Recorded data:

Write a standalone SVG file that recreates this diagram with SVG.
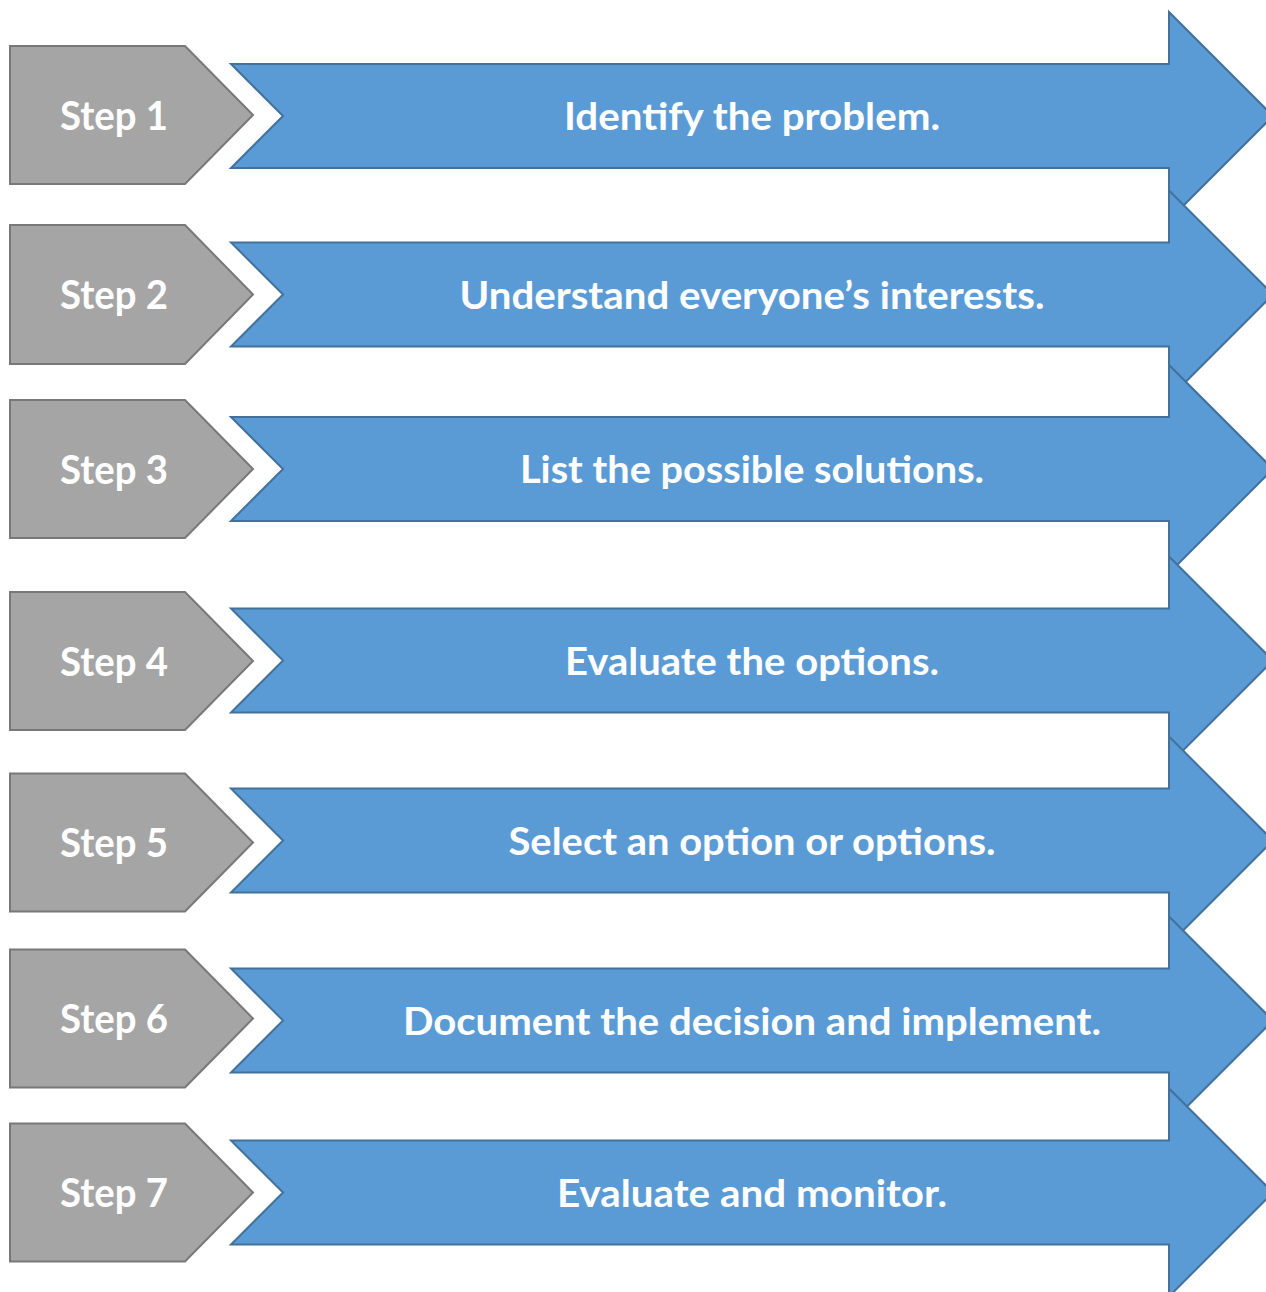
<svg xmlns="http://www.w3.org/2000/svg" width="1266" height="1292" viewBox="0 0 1266 1292">
  <style>
    .tag { fill: #A5A5A5; stroke: #787878; stroke-width: 2; stroke-linejoin: miter; }
    .arrow { fill: #5B9BD5; stroke: #41719C; stroke-width: 2; stroke-linejoin: miter; }
    .tag-text { fill: #FFFFFF; font-family: Lato, "Open Sans", "Liberation Sans", sans-serif; font-weight: bold; font-size: 40px; text-anchor: middle; }
    .arrow-text { fill: #FFFFFF; font-family: Lato, "Open Sans", "Liberation Sans", sans-serif; font-weight: bold; font-size: 38px; text-anchor: middle; }
  </style>
  <rect width="1266" height="1292" fill="#FFFFFF"/>

  <!-- Step 1 -->
  <g id="step1">
    <polygon class="tag" points="10,46 185,46 253,115 185,184 10,184"/>
    <text class="tag-text" x="114" y="129.5" textLength="108" lengthAdjust="spacingAndGlyphs">Step 1</text>
    <polygon class="arrow" points="231,64 1169,64 1169,12 1273,116 1169,220 1169,168 231,168 283,116"/>
    <text class="arrow-text" x="752" y="130" textLength="376" lengthAdjust="spacingAndGlyphs">Identify the problem.</text>
  </g>

  <!-- Step 2 -->
  <g id="step2">
    <polygon class="tag" points="10,225 185,225 253,294.5 185,364 10,364"/>
    <text class="tag-text" x="114" y="309" textLength="108" lengthAdjust="spacingAndGlyphs">Step 2</text>
    <polygon class="arrow" points="231,242.5 1169,242.5 1169,190.5 1273,294.5 1169,398.5 1169,346.5 231,346.5 283,294.5"/>
    <text class="arrow-text" x="752" y="308.5" textLength="585" lengthAdjust="spacingAndGlyphs">Understand everyone’s interests.</text>
  </g>

  <!-- Step 3 -->
  <g id="step3">
    <polygon class="tag" points="10,400 185,400 253,469 185,538 10,538"/>
    <text class="tag-text" x="114" y="483.5" textLength="108" lengthAdjust="spacingAndGlyphs">Step 3</text>
    <polygon class="arrow" points="231,417 1169,417 1169,365 1273,469 1169,573 1169,521 231,521 283,469"/>
    <text class="arrow-text" x="752" y="483" textLength="464" lengthAdjust="spacingAndGlyphs">List the possible solutions.</text>
  </g>

  <!-- Step 4 -->
  <g id="step4">
    <polygon class="tag" points="10,592 185,592 253,661 185,730 10,730"/>
    <text class="tag-text" x="114" y="675.5" textLength="108" lengthAdjust="spacingAndGlyphs">Step 4</text>
    <polygon class="arrow" points="231,608.5 1169,608.5 1169,556.5 1273,660.5 1169,764.5 1169,712.5 231,712.5 283,660.5"/>
    <text class="arrow-text" x="752" y="674.5" textLength="374" lengthAdjust="spacingAndGlyphs">Evaluate the options.</text>
  </g>

  <!-- Step 5 -->
  <g id="step5">
    <polygon class="tag" points="10,773.5 185,773.5 253,842.5 185,911.5 10,911.5"/>
    <text class="tag-text" x="114" y="857" textLength="108" lengthAdjust="spacingAndGlyphs">Step 5</text>
    <polygon class="arrow" points="231,788.5 1169,788.5 1169,736.5 1273,840.5 1169,944.5 1169,892.5 231,892.5 283,840.5"/>
    <text class="arrow-text" x="752" y="854.5" textLength="487" lengthAdjust="spacingAndGlyphs">Select an option or options.</text>
  </g>

  <!-- Step 6 -->
  <g id="step6">
    <polygon class="tag" points="10,949.5 185,949.5 253,1018.5 185,1087.5 10,1087.5"/>
    <text class="tag-text" x="114" y="1033" textLength="108" lengthAdjust="spacingAndGlyphs">Step 6</text>
    <polygon class="arrow" points="231,968.5 1169,968.5 1169,916.5 1273,1020.5 1169,1124.5 1169,1072.5 231,1072.5 283,1020.5"/>
    <text class="arrow-text" x="752" y="1034.5" textLength="698" lengthAdjust="spacingAndGlyphs">Document the decision and implement.</text>
  </g>

  <!-- Step 7 -->
  <g id="step7">
    <polygon class="tag" points="10,1123.5 185,1123.5 253,1192.5 185,1261.5 10,1261.5"/>
    <text class="tag-text" x="114" y="1207" textLength="108" lengthAdjust="spacingAndGlyphs">Step 7</text>
    <polygon class="arrow" points="231,1140.5 1169,1140.5 1169,1088.5 1273,1192.5 1169,1296.5 1169,1244.5 231,1244.5 283,1192.5"/>
    <text class="arrow-text" x="752" y="1206.5" textLength="390" lengthAdjust="spacingAndGlyphs">Evaluate and monitor.</text>
  </g>

  <!-- no separate connectors: the arrows themselves carry the flow -->
  <g id="connectors"/>
</svg>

Task to complete:
Return all of the data exactly as written, and drop the pictures.

Response below:
Write a standalone SVG file that recreates this diagram with SVG.
<svg xmlns="http://www.w3.org/2000/svg" width="1266" height="1292" viewBox="0 0 1266 1292">
  <style>
    .tag { fill: #A5A5A5; stroke: #787878; stroke-width: 2; stroke-linejoin: miter; }
    .arrow { fill: #5B9BD5; stroke: #41719C; stroke-width: 2; stroke-linejoin: miter; }
    .tag-text { fill: #FFFFFF; font-family: Lato, "Open Sans", "Liberation Sans", sans-serif; font-weight: bold; font-size: 40px; text-anchor: middle; }
    .arrow-text { fill: #FFFFFF; font-family: Lato, "Open Sans", "Liberation Sans", sans-serif; font-weight: bold; font-size: 38px; text-anchor: middle; }
  </style>
  <rect width="1266" height="1292" fill="#FFFFFF"/>

  <!-- Step 1 -->
  <g id="step1">
    <polygon class="tag" points="10,46 185,46 253,115 185,184 10,184"/>
    <text class="tag-text" x="114" y="129.5" textLength="108" lengthAdjust="spacingAndGlyphs">Step 1</text>
    <polygon class="arrow" points="231,64 1169,64 1169,12 1273,116 1169,220 1169,168 231,168 283,116"/>
    <text class="arrow-text" x="752" y="130" textLength="376" lengthAdjust="spacingAndGlyphs">Identify the problem.</text>
  </g>

  <!-- Step 2 -->
  <g id="step2">
    <polygon class="tag" points="10,225 185,225 253,294.5 185,364 10,364"/>
    <text class="tag-text" x="114" y="309" textLength="108" lengthAdjust="spacingAndGlyphs">Step 2</text>
    <polygon class="arrow" points="231,242.5 1169,242.5 1169,190.5 1273,294.5 1169,398.5 1169,346.5 231,346.5 283,294.5"/>
    <text class="arrow-text" x="752" y="308.5" textLength="585" lengthAdjust="spacingAndGlyphs">Understand everyone’s interests.</text>
  </g>

  <!-- Step 3 -->
  <g id="step3">
    <polygon class="tag" points="10,400 185,400 253,469 185,538 10,538"/>
    <text class="tag-text" x="114" y="483.5" textLength="108" lengthAdjust="spacingAndGlyphs">Step 3</text>
    <polygon class="arrow" points="231,417 1169,417 1169,365 1273,469 1169,573 1169,521 231,521 283,469"/>
    <text class="arrow-text" x="752" y="483" textLength="464" lengthAdjust="spacingAndGlyphs">List the possible solutions.</text>
  </g>

  <!-- Step 4 -->
  <g id="step4">
    <polygon class="tag" points="10,592 185,592 253,661 185,730 10,730"/>
    <text class="tag-text" x="114" y="675.5" textLength="108" lengthAdjust="spacingAndGlyphs">Step 4</text>
    <polygon class="arrow" points="231,608.5 1169,608.5 1169,556.5 1273,660.5 1169,764.5 1169,712.5 231,712.5 283,660.5"/>
    <text class="arrow-text" x="752" y="674.5" textLength="374" lengthAdjust="spacingAndGlyphs">Evaluate the options.</text>
  </g>

  <!-- Step 5 -->
  <g id="step5">
    <polygon class="tag" points="10,773.5 185,773.5 253,842.5 185,911.5 10,911.5"/>
    <text class="tag-text" x="114" y="857" textLength="108" lengthAdjust="spacingAndGlyphs">Step 5</text>
    <polygon class="arrow" points="231,788.5 1169,788.5 1169,736.5 1273,840.5 1169,944.5 1169,892.5 231,892.5 283,840.5"/>
    <text class="arrow-text" x="752" y="854.5" textLength="487" lengthAdjust="spacingAndGlyphs">Select an option or options.</text>
  </g>

  <!-- Step 6 -->
  <g id="step6">
    <polygon class="tag" points="10,949.5 185,949.5 253,1018.5 185,1087.5 10,1087.5"/>
    <text class="tag-text" x="114" y="1033" textLength="108" lengthAdjust="spacingAndGlyphs">Step 6</text>
    <polygon class="arrow" points="231,968.5 1169,968.5 1169,916.5 1273,1020.5 1169,1124.5 1169,1072.5 231,1072.5 283,1020.5"/>
    <text class="arrow-text" x="752" y="1034.5" textLength="698" lengthAdjust="spacingAndGlyphs">Document the decision and implement.</text>
  </g>

  <!-- Step 7 -->
  <g id="step7">
    <polygon class="tag" points="10,1123.5 185,1123.5 253,1192.5 185,1261.5 10,1261.5"/>
    <text class="tag-text" x="114" y="1207" textLength="108" lengthAdjust="spacingAndGlyphs">Step 7</text>
    <polygon class="arrow" points="231,1140.5 1169,1140.5 1169,1088.5 1273,1192.5 1169,1296.5 1169,1244.5 231,1244.5 283,1192.5"/>
    <text class="arrow-text" x="752" y="1206.5" textLength="390" lengthAdjust="spacingAndGlyphs">Evaluate and monitor.</text>
  </g>

  <!-- no separate connectors: the arrows themselves carry the flow -->
  <g id="connectors"/>
</svg>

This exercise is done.